• OBJECTIVE:
Start at the line where "Reproduce this diagram with TikZ." appears and end at the line where "(9,8) -- (647,8);" appears; repeat those lines exactly, both ends included, leaving pictures behind.

*-*-*

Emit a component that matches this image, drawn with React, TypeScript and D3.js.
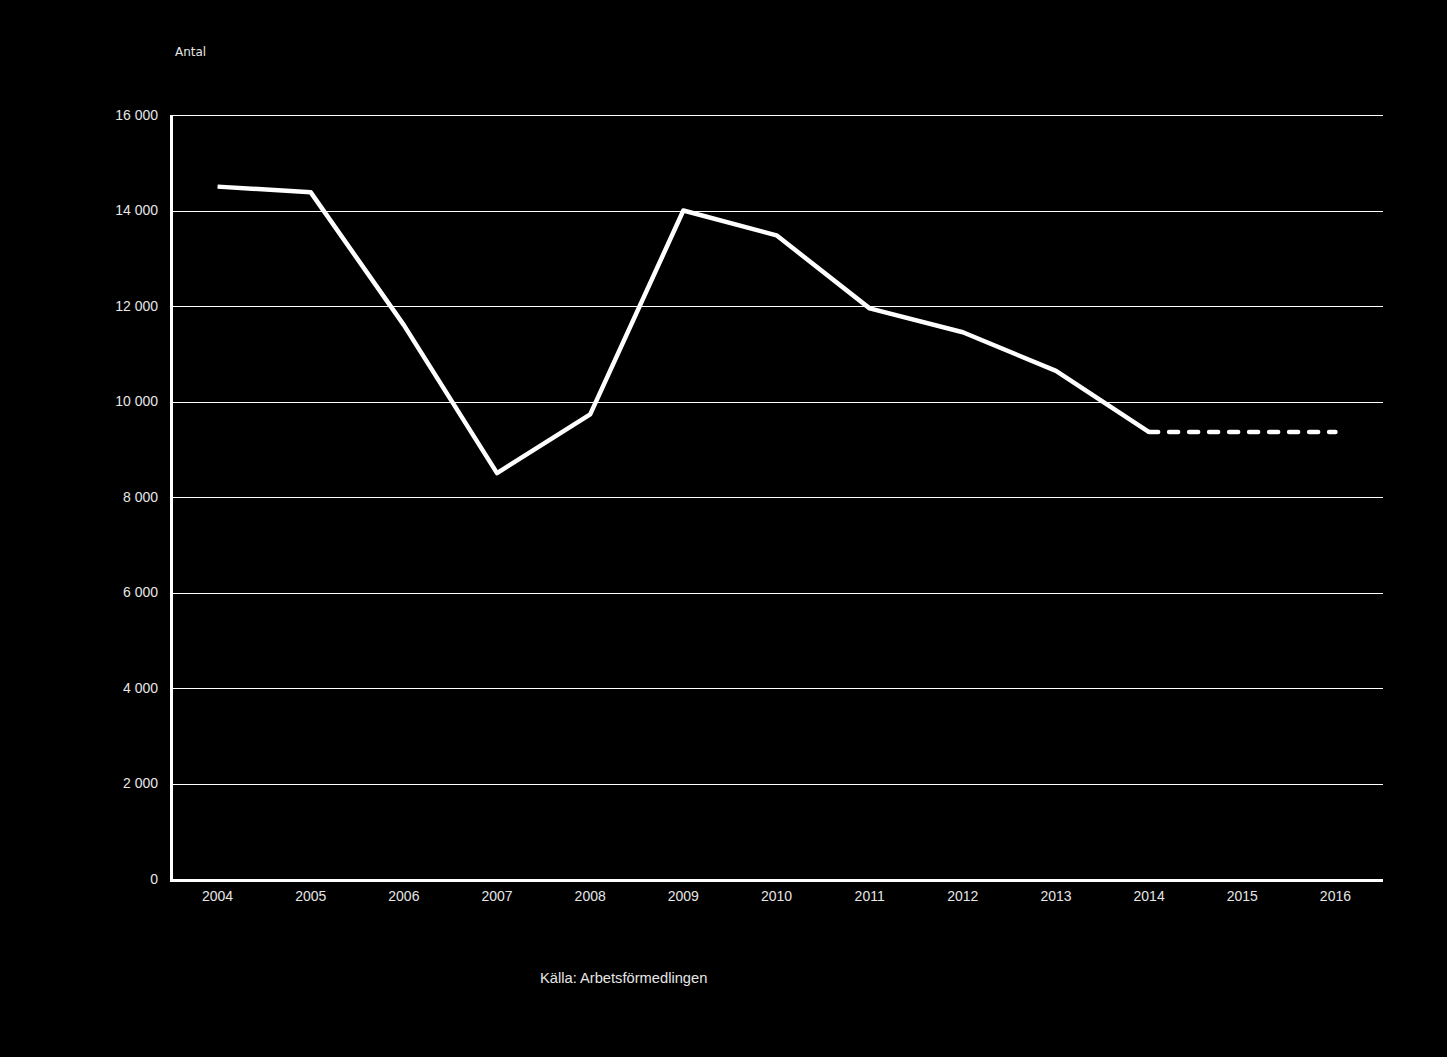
import { useEffect, useRef } from "react";
import * as d3 from "d3";

const years = ["2004", "2005", "2006", "2007", "2008", "2009", "2010", "2011", "2012", "2013", "2014", "2015", "2016"];
const actual = [14500, 14380, 11600, 8500, 9730, 14000, 13480, 11950, 11450, 10640, 9360];
const forecast = [9360, 9360, 9360];
const forecastYears = ["2014", "2015", "2016"];
const yTicks = [0, 2000, 4000, 6000, 8000, 10000, 12000, 14000, 16000];

const W = 1447;
const H = 1057;

export default function App() {
  const ref = useRef<SVGSVGElement>(null);

  useEffect(() => {
    if (!ref.current) return;
    const svg = d3.select(ref.current);
    svg.selectAll("*").remove();

    const left = 172, right = 1383, top = 115, bottom = 879;
    const x = d3.scaleBand<string>().domain(years).range([left, right]);
    const y = d3.scaleLinear().domain([0, 16000]).range([bottom, top]);
    const cx = (d: string) => (x(d) as number) + x.bandwidth() / 2;
    const fmt = (v: number) => d3.format(",")(v).replace(/,/g, " ");
    const font = "'Liberation Sans', Arial, sans-serif";
    const textColor = "#e6e6e6";

    svg.append("rect").attr("width", W).attr("height", H).attr("fill", "#000");

    // grid
    svg.append("g")
      .selectAll("line")
      .data(yTicks.filter(t => t > 0))
      .enter()
      .append("line")
      .attr("x1", left)
      .attr("x2", right)
      .attr("y1", d => Math.round(y(d)) + 0.5)
      .attr("y2", d => Math.round(y(d)) + 0.5)
      .attr("stroke", "#fff")
      .attr("stroke-width", 1);

    // y labels
    svg.append("g")
      .selectAll("text")
      .data(yTicks)
      .enter()
      .append("text")
      .attr("x", 158)
      .attr("y", d => y(d))
      .attr("dy", "0.35em")
      .attr("text-anchor", "end")
      .attr("fill", textColor)
      .style("font-family", font)
      .style("font-size", "14px")
      .text(d => fmt(d));

    // x labels
    svg.append("g")
      .selectAll("text")
      .data(years)
      .enter()
      .append("text")
      .attr("x", d => cx(d) - 1)
      .attr("y", 901)
      .attr("text-anchor", "middle")
      .attr("fill", textColor)
      .style("font-family", font)
      .style("font-size", "14px")
      .text(d => d);

    // axes
    svg.append("line")
      .attr("x1", left - 0.5).attr("x2", left - 0.5)
      .attr("y1", top).attr("y2", bottom + 3)
      .attr("stroke", "#fff").attr("stroke-width", 3);
    svg.append("line")
      .attr("x1", left - 2).attr("x2", right)
      .attr("y1", bottom + 1.5).attr("y2", bottom + 1.5)
      .attr("stroke", "#fff").attr("stroke-width", 3);

    const line = d3.line<number>()
      .x((_, i) => cx(years[i]) - 1)
      .y(d => y(d));

    svg.append("path")
      .attr("d", line(actual))
      .attr("fill", "none")
      .attr("stroke", "#fff")
      .attr("stroke-width", 4.5)
      .attr("stroke-linejoin", "round");

    const fline = d3.line<number>()
      .x((_, i) => cx(forecastYears[i]) - 1)
      .y(d => y(d));

    svg.append("path")
      .attr("d", fline(forecast))
      .attr("fill", "none")
      .attr("stroke", "#fff")
      .attr("stroke-width", 4.5)
      .attr("stroke-linecap", "round")
      .attr("stroke-dasharray", "9,11");

    svg.append("text")
      .attr("x", 175).attr("y", 56)
      .attr("fill", textColor)
      .style("font-family", "'DejaVu Sans', sans-serif")
      .style("font-size", "12px")
      .text("Antal");

    svg.append("text")
      .attr("x", 540).attr("y", 983)
      .attr("fill", textColor)
      .style("font-family", font)
      .style("font-size", "14.7px")
      .text("Källa: Arbetsförmedlingen");
  }, []);

  return (
    <svg
      ref={ref}
      width={W}
      height={H}
      viewBox={`0 0 ${W} ${H}`}
      style={{ position: "absolute", left: 0, top: 0, display: "block" }}
    />
  );
}
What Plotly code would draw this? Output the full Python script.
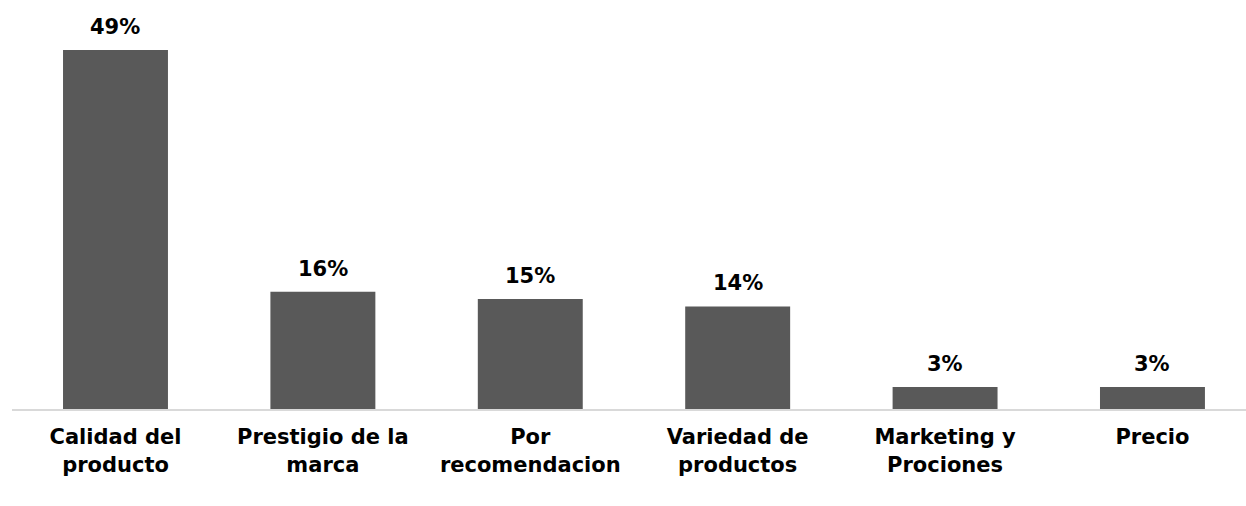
import plotly.graph_objects as go

# Factores de compra y porcentaje de respuestas
categorias = [
    "Calidad del<br>producto",
    "Prestigio de la<br>marca",
    "Por<br>recomendacion",
    "Variedad de<br>productos",
    "Marketing y<br>Prociones",
    "Precio",
]
porcentajes = [49, 16, 15, 14, 3, 3]
etiquetas = [f"{v}%" for v in porcentajes]

FUENTE = "DejaVu Sans"
GRIS_BARRA = "#595959"

fig = go.Figure(
    go.Bar(
        x=categorias,
        y=porcentajes,
        marker=dict(color=GRIS_BARRA, line=dict(width=0)),
        hoverinfo="skip",
    )
)

# Etiquetas de valor sobre cada barra
for cat, val, txt in zip(categorias, porcentajes, etiquetas):
    fig.add_annotation(
        x=cat, y=val, text=f"<b>{txt}</b>", showarrow=False,
        yanchor="bottom", yshift=9,
        font=dict(family=FUENTE, size=21, color="#000000"),
    )

fig.update_layout(
    width=1246,
    height=506,
    margin=dict(l=12, r=0, t=20, b=97),
    paper_bgcolor="white",
    plot_bgcolor="white",
    bargap=0.494,
    showlegend=False,
    xaxis=dict(
        range=[-0.499, 5.451],
        showline=True,
        linecolor="#d9d9d9",
        linewidth=2,
        showgrid=False,
        zeroline=False,
        ticks="",
        tickfont=dict(family=FUENTE, size=21, color="#000000", weight="bold"),
        ticklabelstandoff=8,
    ),
    yaxis=dict(
        range=[0, 53.1],
        visible=False,
        showgrid=False,
        zeroline=False,
    ),
)

fig.write_html("out.html")
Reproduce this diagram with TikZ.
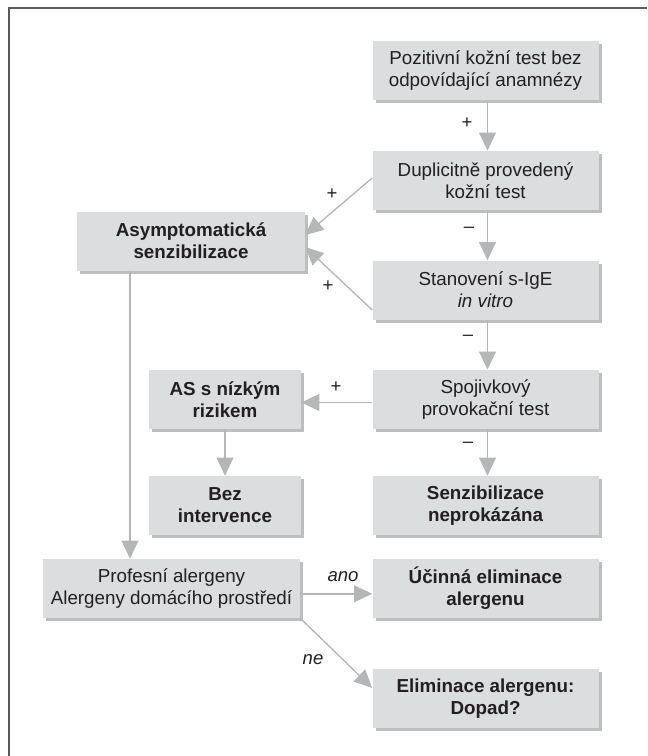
\documentclass[tikz,border=0pt]{standalone}
\usepackage{fontspec}
\setmainfont{Liberation Sans}
\usetikzlibrary{arrows.meta,shadows}
\definecolor{boxfill}{HTML}{DCDDDF}
\definecolor{shadowc}{HTML}{BDBEC0}
\definecolor{arrowc}{HTML}{B5B6B8}
\definecolor{framec}{HTML}{5A5A5A}
\definecolor{textc}{HTML}{231F20}
\begin{document}
\begin{tikzpicture}[x=0.75pt,y=-0.75pt,
 box/.style={fill=boxfill, draw=none, text=textc, align=center, inner sep=0pt,
   minimum height=44.25pt, font=\fontsize{14.1}{16.5}\selectfont,
   drop shadow={shadow xshift=2.25pt, shadow yshift=-2.25pt, fill=shadowc, opacity=1}},
 rbox/.style={box, minimum width=169.5pt},
 bbox/.style={font=\fontsize{14.1}{16.5}\selectfont\bfseries},
 arr/.style={draw=arrowc, line width=1pt, -{Triangle[length=13.5pt,width=12.5pt,fill=arrowc]}},
 lbl/.style={text=textc, font=\fontsize{13.9}{16.5}\selectfont, inner sep=0pt}
]
\useasboundingbox (0,0) rectangle (647,756);
\draw[framec, line width=1.6pt] (9,756) -- (9,8) -- (647,8);

\node[rbox] (b1) at (485.5,71) {Pozitivní kožní test bez\\odpovídající anamnézy};
\node[rbox] (b2) at (485.5,180.5) {Duplicitně provedený\\kožní test};
\node[rbox] (b3) at (485.5,290) {Stanovení s-IgE\\\textit{in vitro}};
\node[rbox] (b4) at (485.5,399.5) {Spojivkový\\provokační test};
\node[rbox,bbox] (senz) at (485.5,505.5) {Senzibilizace\\neprokázána};
\node[rbox,bbox] (uc) at (485.5,588.5) {Účinná eliminace\\alergenu};
\node[rbox,bbox] (elim) at (485.5,698.5) {Eliminace alergenu:\\Dopad?};
\node[box,bbox,minimum width=171pt] (asym) at (191,241) {Asymptomatická\\senzibilizace};
\node[box,bbox,minimum width=114pt] (as) at (225,399.5) {AS s nízkým\\rizikem};
\node[box,bbox,minimum width=114pt] (bez) at (225,505.5) {Bez\\intervence};
\node[box,minimum width=192.75pt] (prof) at (171.5,588.5) {Profesní alergeny\\Alergeny domácího prostředí};

\draw[arr] ([xshift=1.5pt]b1.south) -- ([xshift=1.5pt]b2.north);
\draw[arr] ([xshift=1.5pt]b2.south) -- ([xshift=1.5pt]b3.north);
\draw[arr] ([xshift=1.5pt]b3.south) -- ([xshift=1.5pt]b4.north);
\draw[arr] ([xshift=1.5pt]b4.south) -- ([xshift=1.5pt]senz.north);
\draw[arr] ([yshift=1.9pt]b2.west) -- ([yshift=4.5pt]asym.east);
\draw[arr] ([yshift=-15pt]b3.west) -- ([yshift=-4.5pt]asym.east);
\draw[arr] ([yshift=-2.25pt]b4.west) -- ([yshift=-2.25pt]as.east);
\draw[arr] (as) -- (bez);
\coordinate (vx) at (130,0);
\draw[arr] (asym.south -| vx) -- (prof.north -| vx);
\draw[arr] ([yshift=-4pt]prof.east) -- ([yshift=-4pt]uc.west);
\draw[arr] (prof.south east) -- ([yshift=7.9pt]elim.west);

\node[lbl] (l1) at (467,123) {+};
\node[lbl] (l2) at (332,194) {+};
\node[lbl] (l3) at (469,230) {–};
\node[lbl] (l4) at (328,286) {+};
\node[lbl] (l5) at (468,338) {–};
\node[lbl] (l6) at (336,387) {+};
\node[lbl] (l7) at (468,445) {–};
\node[lbl] (l8) at (343,577) {\itshape ano};
\node[lbl] (l9) at (313,660) {\itshape ne};
\end{tikzpicture}
\end{document}
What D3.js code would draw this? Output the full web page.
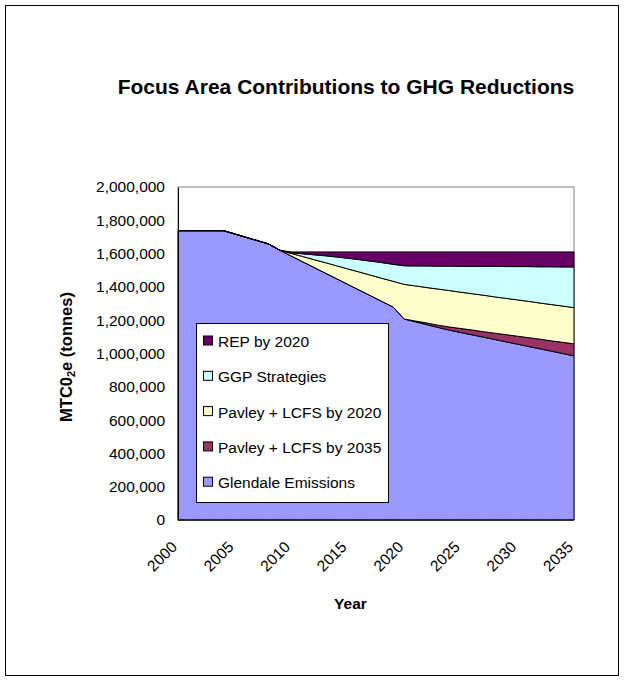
<!DOCTYPE html>
<html>
<head>
<meta charset="utf-8">
<script src="https://cdn.jsdelivr.net/npm/d3@7"></script>
<style>
  body { margin: 0; background: #fff; }
  svg text { font-family: "Liberation Sans", Arial, sans-serif; fill: #000; }
</style>
</head>
<body>
<div id="chart"></div>
<script>
// years on the category axis
var years = [2000, 2001, 2002, 2003, 2004, 2005, 2006, 2007, 2008, 2009,
             2010, 2011, 2012, 2013, 2014, 2015, 2016, 2017, 2018, 2019,
             2020, 2021, 2022, 2023, 2024, 2025, 2026, 2027, 2028, 2029,
             2030, 2031, 2032, 2033, 2034, 2035];

// series values (tonnes)
var glendale = [1738000, 1738000, 1738000, 1738000, 1738000, 1718000, 1698000, 1678000, 1658000, 1620000,
                1586000, 1552000, 1518000, 1484000, 1450000, 1416000, 1382000, 1348000, 1314000, 1280000,
                1207000, 1190000, 1173000, 1156000, 1140000, 1126000, 1112000, 1098000, 1084000, 1070000,
                1056000, 1042000, 1028000, 1014000, 1000000, 986000];
var pavley2035 = [0, 0, 0, 0, 0, 0, 0, 0, 0, 0,
                  0, 0, 0, 0, 0, 0, 0, 0, 0, 0,
                  0, 5000, 10000, 14000, 19000, 24000, 29000, 33000, 38000, 43000,
                  48000, 53000, 58000, 62000, 67000, 72000];
var pavley2020 = [0, 0, 0, 0, 0, 0, 0, 0, 0, 0,
                  15000, 31000, 46000, 62000, 77000, 92000, 108000, 123000, 138000, 154000,
                  208000, 211000, 213000, 217000, 219000, 218000, 218000, 219000, 218000, 218000,
                  218000, 218000, 217000, 218000, 218000, 217000];
var ggp = [0, 0, 0, 0, 0, 0, 0, 0, 0, 0,
           4000, 16000, 29000, 41000, 53000, 64000, 74000, 84000, 94000, 102000,
           112000, 120000, 130000, 138000, 147000, 156000, 165000, 173000, 183000, 191000,
           200000, 209000, 218000, 227000, 235000, 245000];
var rep = [0, 0, 0, 0, 0, 0, 0, 0, 0, 0,
           5000, 11000, 17000, 23000, 30000, 38000, 46000, 55000, 64000, 74000,
           83000, 84000, 84000, 85000, 85000, 86000, 86000, 87000, 87000, 88000,
           88000, 88000, 89000, 89000, 90000, 90000];

// stacking order, bottom first
var keys = ["glendale", "pavley2035", "pavley2020", "ggp", "rep"];
var seriesNames = {
    glendale: "Glendale Emissions",
    pavley2035: "Pavley + LCFS by 2035",
    pavley2020: "Pavley + LCFS by 2020",
    ggp: "GGP Strategies",
    rep: "REP by 2020"
};
var seriesColors = {
    glendale: "#9999ff",
    pavley2035: "#993366",
    pavley2020: "#ffffcc",
    ggp: "#ccffff",
    rep: "#660066"
};

var yTicks = [0, 200000, 400000, 600000, 800000, 1000000, 1200000, 1400000, 1600000, 1800000, 2000000];
var xTicks = [2000, 2005, 2010, 2015, 2020, 2025, 2030, 2035];

var W = 624, H = 681;
var plot = {left: 178, right: 574, top: 187, bottom: 520};

var data = years.map(function(yr, i) {
    return {year: yr, glendale: glendale[i], pavley2035: pavley2035[i],
            pavley2020: pavley2020[i], ggp: ggp[i], rep: rep[i]};
});

var svg = d3.select("#chart").append("svg")
    .attr("width", W)
    .attr("height", H);

// outer chart border
svg.append("rect")
    .attr("x", 5.5).attr("y", 5.5)
    .attr("width", 613).attr("height", 670)
    .attr("fill", "#fff")
    .attr("stroke", "#000")
    .attr("stroke-width", 1);

var x = d3.scaleLinear()
    .domain([years[0], years[years.length - 1]])
    .range([plot.left, plot.right]);

var y = d3.scaleLinear()
    .domain([0, 2000000])
    .range([plot.bottom, plot.top]);

// title
svg.append("text")
    .attr("x", 346)
    .attr("y", 94)
    .attr("text-anchor", "middle")
    .style("font-size", "21px")
    .style("font-weight", "bold")
    .text("Focus Area Contributions to GHG Reductions");

// plot area frame
svg.append("rect")
    .attr("x", plot.left).attr("y", plot.top)
    .attr("width", plot.right - plot.left)
    .attr("height", plot.bottom - plot.top)
    .attr("fill", "#fff")
    .attr("stroke", "#808080")
    .attr("stroke-width", 1);

var stackedData = d3.stack().keys(keys)(data);

var area = d3.area()
    .x(function(d) { return x(d.data.year); })
    .y0(function(d) { return y(d[0]); })
    .y1(function(d) { return y(d[1]); });

svg.append("g")
    .selectAll("path")
    .data(stackedData)
    .enter()
    .append("path")
    .attr("d", area)
    .attr("fill", function(d) { return seriesColors[d.key]; })
    .attr("stroke", "#000")
    .attr("stroke-width", 1)
    .attr("stroke-linejoin", "round");

// y axis
var yAxis = svg.append("g")
    .attr("transform", "translate(" + plot.left + ",0)")
    .call(d3.axisLeft(y).tickValues(yTicks).tickSize(0).tickPadding(13)
        .tickFormat(d3.format(",")));
yAxis.select(".domain").attr("stroke", "#000");
yAxis.selectAll("text")
    .style("font-size", "15.5px")
    .style("font-family", "'Liberation Sans', Arial, sans-serif");

// x axis
svg.append("line")
    .attr("x1", plot.left).attr("x2", plot.right)
    .attr("y1", plot.bottom).attr("y2", plot.bottom)
    .attr("stroke", "#000");

svg.append("g")
    .selectAll("text")
    .data(xTicks)
    .enter()
    .append("text")
    .attr("transform", function(d) { return "translate(" + x(d) + ",548) rotate(-45)"; })
    .attr("text-anchor", "end")
    .style("font-size", "15.5px")
    .text(function(d) { return d; });

// axis titles
svg.append("text")
    .attr("x", 350.5)
    .attr("y", 609)
    .attr("text-anchor", "middle")
    .style("font-size", "15.5px")
    .style("font-weight", "bold")
    .text("Year");

var yTitle = svg.append("text")
    .attr("transform", "translate(72,357) rotate(-90)")
    .attr("text-anchor", "middle")
    .style("font-size", "16.5px")
    .style("font-weight", "bold");
yTitle.append("tspan").text("MTC0");
yTitle.append("tspan").attr("dy", 3).style("font-size", "11px").text("2");
yTitle.append("tspan").attr("dy", -3).text("e (tonnes)");

// legend, top entry first
var legend = svg.append("g").attr("transform", "translate(196,323)");
legend.append("rect")
    .attr("x", 0.5).attr("y", 0.5)
    .attr("width", 192).attr("height", 179)
    .attr("fill", "#fff")
    .attr("stroke", "#000");

var legendKeys = keys.slice().reverse();
var items = legend.selectAll(".item")
    .data(legendKeys)
    .enter()
    .append("g")
    .attr("class", "item")
    .attr("transform", function(d, i) { return "translate(0," + (18.5 + i * 35.3) + ")"; });

items.append("rect")
    .attr("x", 7.5).attr("y", -5.5)
    .attr("width", 9).attr("height", 9)
    .attr("fill", function(d) { return seriesColors[d]; })
    .attr("stroke", "#000");

items.append("text")
    .attr("x", 22)
    .attr("y", 5.5)
    .style("font-size", "15.5px")
    .text(function(d) { return seriesNames[d]; });
</script>
</body>
</html>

*-*-*

• EXPECTED ANSWER:
Reproduce this diagram with TikZ.
\documentclass[tikz,border=0pt]{standalone}
\usepackage{fontspec}
\setmainfont{Liberation Sans}
\usetikzlibrary{arrows.meta,shadows}
\definecolor{boxfill}{HTML}{DCDDDF}
\definecolor{shadowc}{HTML}{BDBEC0}
\definecolor{arrowc}{HTML}{B5B6B8}
\definecolor{framec}{HTML}{5A5A5A}
\definecolor{textc}{HTML}{231F20}
\begin{document}
\begin{tikzpicture}[x=0.75pt,y=-0.75pt,
 box/.style={fill=boxfill, draw=none, text=textc, align=center, inner sep=0pt,
   minimum height=44.25pt, font=\fontsize{14.1}{16.5}\selectfont,
   drop shadow={shadow xshift=2.25pt, shadow yshift=-2.25pt, fill=shadowc, opacity=1}},
 rbox/.style={box, minimum width=169.5pt},
 bbox/.style={font=\fontsize{14.1}{16.5}\selectfont\bfseries},
 arr/.style={draw=arrowc, line width=1pt, -{Triangle[length=13.5pt,width=12.5pt,fill=arrowc]}},
 lbl/.style={text=textc, font=\fontsize{13.9}{16.5}\selectfont, inner sep=0pt}
]
\useasboundingbox (0,0) rectangle (647,756);
\draw[framec, line width=1.6pt] (9,756) -- (9,8) -- (647,8);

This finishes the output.